Here Comes The Non-Boring Weekend: G7 Says "Central Banks Ready To Provide Liquidity As Required"
The G-7 is in full panic mode. The organization for the prevention of harm to the Status Quo was expected to release a communique possibly over the weekend, but the speed with which one was dropped for mass circulation is stunning and confirms that its members are in full meltdown as the weekend comes. It is now certain that the G-7 will attempt some major intervention over the next 48 hours to inject a last dose of hope into capital markets, or else the Monday open will be an epic collapse.
G-7 Statement on Tackling Slowdown, Supporting Banks
“We met at a time of new challenges to global economic recovery, with significant challenges to growth, fiscal deficits and sovereign debt, stemming from past accumulated imbalances.
This is reflected in heightened tensions in financial markets.
There are now clear signs of a slowdown in global growth. We are committed to a strong and coordinated international response to these challenges.
“We are taking strong actions to maintain financial stability, restore confidence and support growth. In the U.S., President Obama has put forward a significant package to strengthen growth and employment through public investments, tax incentives and targeted job measures, combined with fiscal reforms designed to restore fiscal sustainability over the medium term. Euro area countries are implementing the decisions taken on July 21 to address financial tensions, notably through the flexibilization of the EFSF, reaffirming their inflexible determination to honor fully their own individual sovereign signatures and their commitments to sustainable fiscal conditions and structure reforms. Japan is implementing substantial fiscal measures for reconstruction from the earthquake while ensuring the commitment to medium-term fiscal consolidation.
“Concerns over the pace and future of the recovery underscore the need for a concerted effort at a global level in support of strong, sustainable and balanced growth. We must all set out and implement ambitious and growth-friendly fiscal consolidation plans rooted within credible fiscal frameworks.
Fiscal policy faces a delicate balancing act. Given the still fragile nature of the recovery, we must tread the difficult path of achieving fiscal adjustment plans while supporting economic activity, taking into account different national circumstances.
“Monetary policies will maintain price stability and continue to support economic recovery. Central Banks stand ready to provide liquidity to banks as required. We will take all necessary actions to ensure the resilience of banking systems and financial markets. In this context we reaffirm our commitment to implement fully Basel III.
“We reaffirmed our shared interest in a strong and stable international financial system, and our support for market- determined exchange rates. Excess volatility and disorderly movements in exchange rates have adverse implications for economic and financial stability. We will consult closely in regard to actions in exchange markets and will cooperate as appropriate.
“We look forward to working with our colleagues in the G20 and the IMF in the coming weeks to rebalance demand and strengthen global growth. As previously agreed, structural reforms will make an important contribution in this regard.”

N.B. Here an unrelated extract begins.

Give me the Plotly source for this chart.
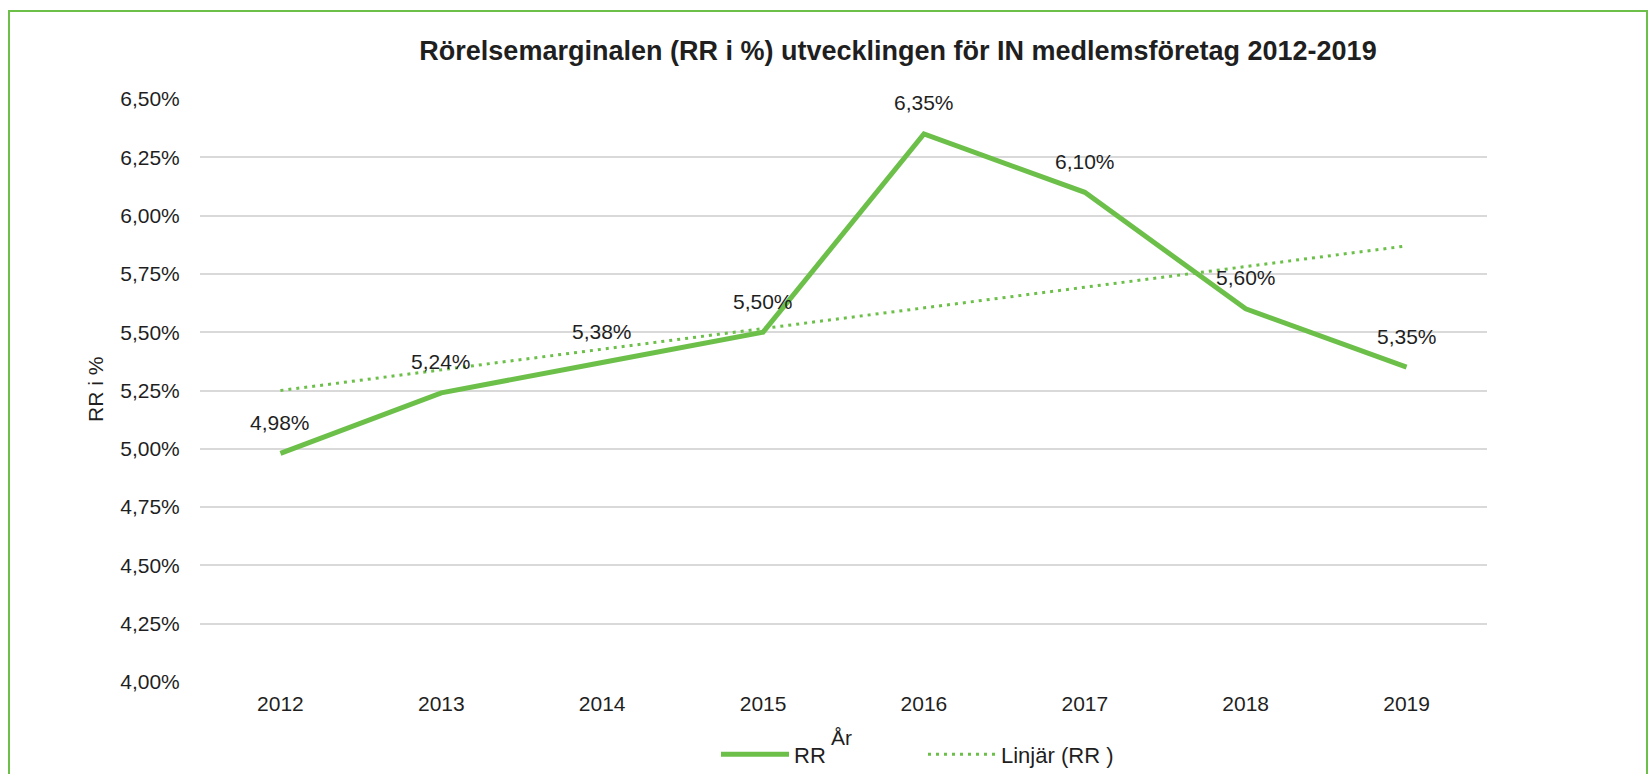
import plotly.graph_objects as go

# ---- data ----
years = ["2012", "2013", "2014", "2015", "2016", "2017", "2018", "2019"]
rr_values = [0.0498, 0.0524, 0.0537, 0.0550, 0.0635, 0.0610, 0.0560, 0.0535]
rr_labels = ["4,98%", "5,24%", "5,38%", "5,50%", "6,35%", "6,10%", "5,60%", "5,35%"]
trend_years = ["2012", "2019"]
trend_values = [0.0525, 0.0587]
y_ticks = [0.04, 0.0425, 0.045, 0.0475, 0.05, 0.0525, 0.055, 0.0575, 0.06, 0.0625, 0.065]

GREEN = "#6CC04A"
TXT = "#1f1f1f"
FONT = "Liberation Sans, Arial, sans-serif"

W, H = 1650, 774
L, R, T, B = 200, 163, 99, 92
pw = W - L - R
ph = H - T - B


def px_x(x):
    return (x - L) / pw


def px_y(y):
    return (H - B - y) / ph


fig = go.Figure()

fig.add_trace(go.Scatter(
    x=years, y=rr_values, mode="lines", name="RR",
    line=dict(color=GREEN, width=5), legend="legend",
))
fig.add_trace(go.Scatter(
    x=trend_years, y=trend_values, mode="lines", name="Linjär (RR )",
    line=dict(color=GREEN, width=3, dash="3px,5px"), legend="legend2",
))

for i, (v, lab) in enumerate(zip(rr_values, rr_labels)):
    fig.add_annotation(x=i, y=v, text=lab, showarrow=False, yshift=31,
                       xanchor="center", yanchor="middle",
                       font=dict(family=FONT, size=21, color=TXT))

# axis titles
fig.add_annotation(xref="paper", yref="paper", x=px_x(841), y=px_y(737),
                   xanchor="center", yanchor="middle",
                   text="År", showarrow=False,
                   font=dict(family=FONT, size=21, color=TXT))
fig.add_annotation(xref="paper", yref="paper", x=px_x(95), y=px_y(390),
                   xanchor="center", yanchor="middle",
                   text="RR i %", showarrow=False, textangle=-90,
                   font=dict(family=FONT, size=21, color=TXT))

# outer green frame
fig.add_shape(type="rect", xref="paper", yref="paper",
              x0=px_x(9), x1=px_x(1647), y0=px_y(800), y1=px_y(11),
              line=dict(color=GREEN, width=2), layer="below")

legend_common = dict(orientation="h", xref="container", yref="container",
                     xanchor="left", yanchor="middle", itemwidth=68,
                     font=dict(family=FONT, size=22, color=TXT),
                     bgcolor="rgba(0,0,0,0)")

fig.update_layout(
    width=W, height=H,
    margin=dict(l=L, r=R, t=T, b=B),
    paper_bgcolor="white", plot_bgcolor="white",
    separators=", ",
    font=dict(family=FONT, size=21, color=TXT),
    title=dict(text="<b>Rörelsemarginalen (RR i %) utvecklingen för IN medlemsföretag 2012-2019</b>",
               x=px_x(898), xref="paper", xanchor="center",
               y=1 - 50.5 / H, yanchor="middle",
               font=dict(family=FONT, size=27, color=TXT)),
    xaxis=dict(type="category", range=[-0.5, 7.5], showgrid=False,
               showline=False, zeroline=False,
               ticks="outside", ticklen=3, tickcolor="rgba(0,0,0,0)",
               tickfont=dict(family=FONT, size=21, color=TXT)),
    yaxis=dict(range=[0.04, 0.065], tickvals=y_ticks, tickformat=".2%",
               showgrid=True, gridcolor="#D9D9D9", gridwidth=1.5,
               zeroline=False, showline=False,
               ticks="outside", ticklen=15, tickcolor="rgba(0,0,0,0)",
               tickfont=dict(family=FONT, size=21, color=TXT)),
    showlegend=True,
    legend=dict(x=716 / W, y=1 - 754.5 / H, **legend_common),
    legend2=dict(x=923 / W, y=1 - 754.5 / H, **legend_common),
)

fig.write_html("out.html", config={"displayModeBar": False},
               post_script="document.body.style.margin='0';document.body.style.overflow='hidden';")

Translation: the great experiment in encroaching statism, failed monetary policy and central planning continues... Until imminent failure.
And select soundbites of last ditch desperation courtesy of Reuters:
FRENCH FINANCE MINISTER FRANCOIS BAROIN
"The G7 reaffirmed its comittment to safeguarding the solidity of sovereign ratings."
"We have to get away from the idea there is only one solution for all... It's not rigour versus growth."
"It was a G7 where everything was raised. There was no dead time."
BANK OF FRANCE GOVERNOR CHRISTIAN NOYER
"There is an extreme tension on the markets, what's important is that very strong measures are taken by governments concerned."
"It was really a meeting of great cohesion and force. There was a determination by everyone to meet challenges."
"The G7 sees a need for a concerted effort at global level in support of strong, sustainable and balanced growth.
"We must all set out and implement ambitious and growth-friendly fiscal consolidation plans rooted within credible frameworks.
"The G7 affirmed its interest in a strong, stable international financial system."
U.S. TREASURY SECRETARY TIMOTHY GEITHNER
"It is completely within the capacity of the stronger members of the euro area to absorb those costs. Those costs would be much, much greater for them and their economies if they sit here and do nothing and they recognize that."
CANADIAN FINANCE MINISTER JIM FLAHERTY
"I hope we would all agree we have to stay the course, that we have to go through the pain of fiscal consolidation. It's not easy, it creates stresses in some countries, but it's necessary, we have to get through this rough patch.
"There's no point kicking the can down the road. If we don't deal with it now we'll have to deal with it later and we know that these problems do not get better with the passage of time."
EU ECONOMIC AND MONETARY AFFAIRS COMMISSIONER OLLI REHN
"We support the United States in its work so that the U.S. recovery can continue, while in Europe we have our own challenges related to fiscal consolidation and restoring confidence in the European economy."
On bank funding:
"Solutions should be found from private markets, from private investors and if that is not is possible there should be national backstops in place to ensure recapitalisations or restructuring for these banks."